In Illinois it is the law to yield to emergency vehicles, per Public Act 93-0173. Under Section 5, 625 ILC 5/11-907, the law states that “(a) Upon the immediate approach of an authorized emergency vehicle making the use of audible and visual signals….(1) the driver of every other vehicle shall yield the right-of-way and shall immediately drive to a position parallel to, and as close as possible to, the right-hand edge or curb of the highway clear of any intersection…” By adhering to these laws when in the presence of emergency vehicles, our roads are kept safer, and officers can go about their duty and responding to emergencies.

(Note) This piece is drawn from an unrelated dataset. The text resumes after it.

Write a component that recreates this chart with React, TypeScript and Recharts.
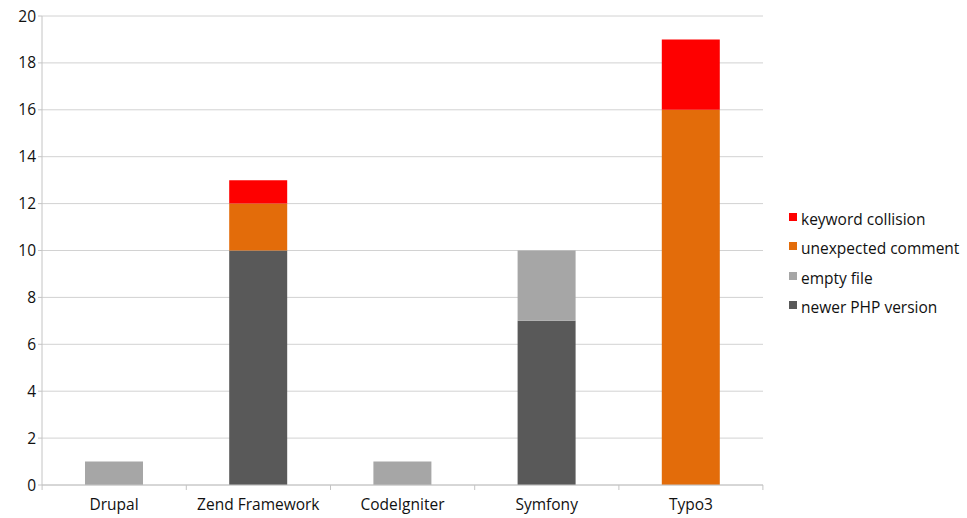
import { Bar, BarChart, CartesianGrid, XAxis, YAxis } from "recharts"

const categories = ["Drupal", "Zend Framework", "CodeIgniter", "Symfony", "Typo3"]
const newerPhp = [0, 10, 0, 7, 0]
const emptyFile = [1, 0, 1, 3, 0]
const unexpectedComment = [0, 2, 0, 0, 16]
const keywordCollision = [0, 1, 0, 0, 3]
const yTicks = [0, 2, 4, 6, 8, 10, 12, 14, 16, 18, 20]

const series = [
  { key: "newerPhp", name: "newer PHP version", color: "#595959" },
  { key: "emptyFile", name: "empty file", color: "#a6a6a6" },
  { key: "unexpectedComment", name: "unexpected comment", color: "#e36c0a" },
  { key: "keywordCollision", name: "keyword collision", color: "#fe0000" },
]

const data = categories.map((name, i) => ({
  name,
  newerPhp: newerPhp[i],
  emptyFile: emptyFile[i],
  unexpectedComment: unexpectedComment[i],
  keywordCollision: keywordCollision[i],
}))

const FONT = "'Open Sans', sans-serif"
const AXIS = "#c4c4c4"
const HALF_BAND = 72

function CategoryTick(props: any) {
  const { x, y, payload, index } = props
  const last = index === categories.length - 1
  return (
    <g>
      <line x1={x - HALF_BAND} x2={x - HALF_BAND} y1={y - 8} y2={y - 3} stroke={AXIS} />
      {last && <line x1={x + HALF_BAND} x2={x + HALF_BAND} y1={y - 8} y2={y - 3} stroke={AXIS} />}
      <text x={x} y={y + 17} textAnchor="middle" fill="#111" fontSize={15.5} fontFamily={FONT}>
        {payload.value}
      </text>
    </g>
  )
}

function LegendBox() {
  return (
    <div
      style={{
        position: "absolute",
        left: 789,
        top: 204,
        fontFamily: FONT,
        fontSize: 15.5,
        color: "#111",
      }}
    >
      {[...series].reverse().map((s) => (
        <div key={s.key} style={{ display: "flex", alignItems: "center", height: 29.5 }}>
          <span style={{ width: 8, height: 8, background: s.color, marginRight: 4, marginTop: -4 }} />
          <span>{s.name}</span>
        </div>
      ))}
    </div>
  )
}

export default function App() {
  return (
    <div style={{ position: "absolute", left: 0, top: 0, width: 967, height: 518, background: "#fff" }}>
      <BarChart
        width={967}
        height={518}
        data={data}
        margin={{ top: 16, right: 204, left: 8, bottom: 5 }}
        barSize={58}
      >
        <CartesianGrid vertical={false} stroke="#d2d2d2" />
        <XAxis
          dataKey="name"
          height={28}
          tickLine={false}
          stroke={AXIS}
          tick={<CategoryTick />}
          interval={0}
        />
        <YAxis
          width={34}
          domain={[0, 20]}
          ticks={yTicks}
          stroke={AXIS}
          tickSize={4}
          tick={{ fill: "#111", fontSize: 15.5, fontFamily: FONT }}
        />
        {series.map((s) => (
          <Bar key={s.key} dataKey={s.key} name={s.name} stackId="a" fill={s.color} isAnimationActive={false} />
        ))}
      </BarChart>
      <LegendBox />
    </div>
  )
}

A study reported by the National Highway Traffic Safety Administration in 2011 lays out characteristics of law enforcement officers’ fatalities in motor vehicle crashes. Up until the mid 1990’s, officers were more commonly killed in the line of duty from violent means than in motor vehicle accidents. However, recent trends have shown that motor vehicle crashes are now the major cause of police officer fatalities. The crashes, like in the instance discussed above, occur most often during dark hours between 8 p.m. to 4:59 a.m. From the 1980’s, there was a steady rise in the number of law enforcement officers killed in motor vehicle crashes. In the 1980’s there was an average of 44 officers killed per year, and in the 1990’s there were an average of 45 officers killed per year in motor vehicle accidents. However, in the 2000’s this number jumped to 62 per year. From 1980 through 2008, there were approximately 20 – 29 law enforcement office fatalities from motor vehicle accidents in Illinois every year.
Whether in the vicinity of an emergency vehicle or not, our attorneys encourage all drivers to maintain heightened vigilance on the roads at all times so as to not create dangers for yourselves and others. When an emergency vehicle appears though, remember to follow the law to keep you and others safe.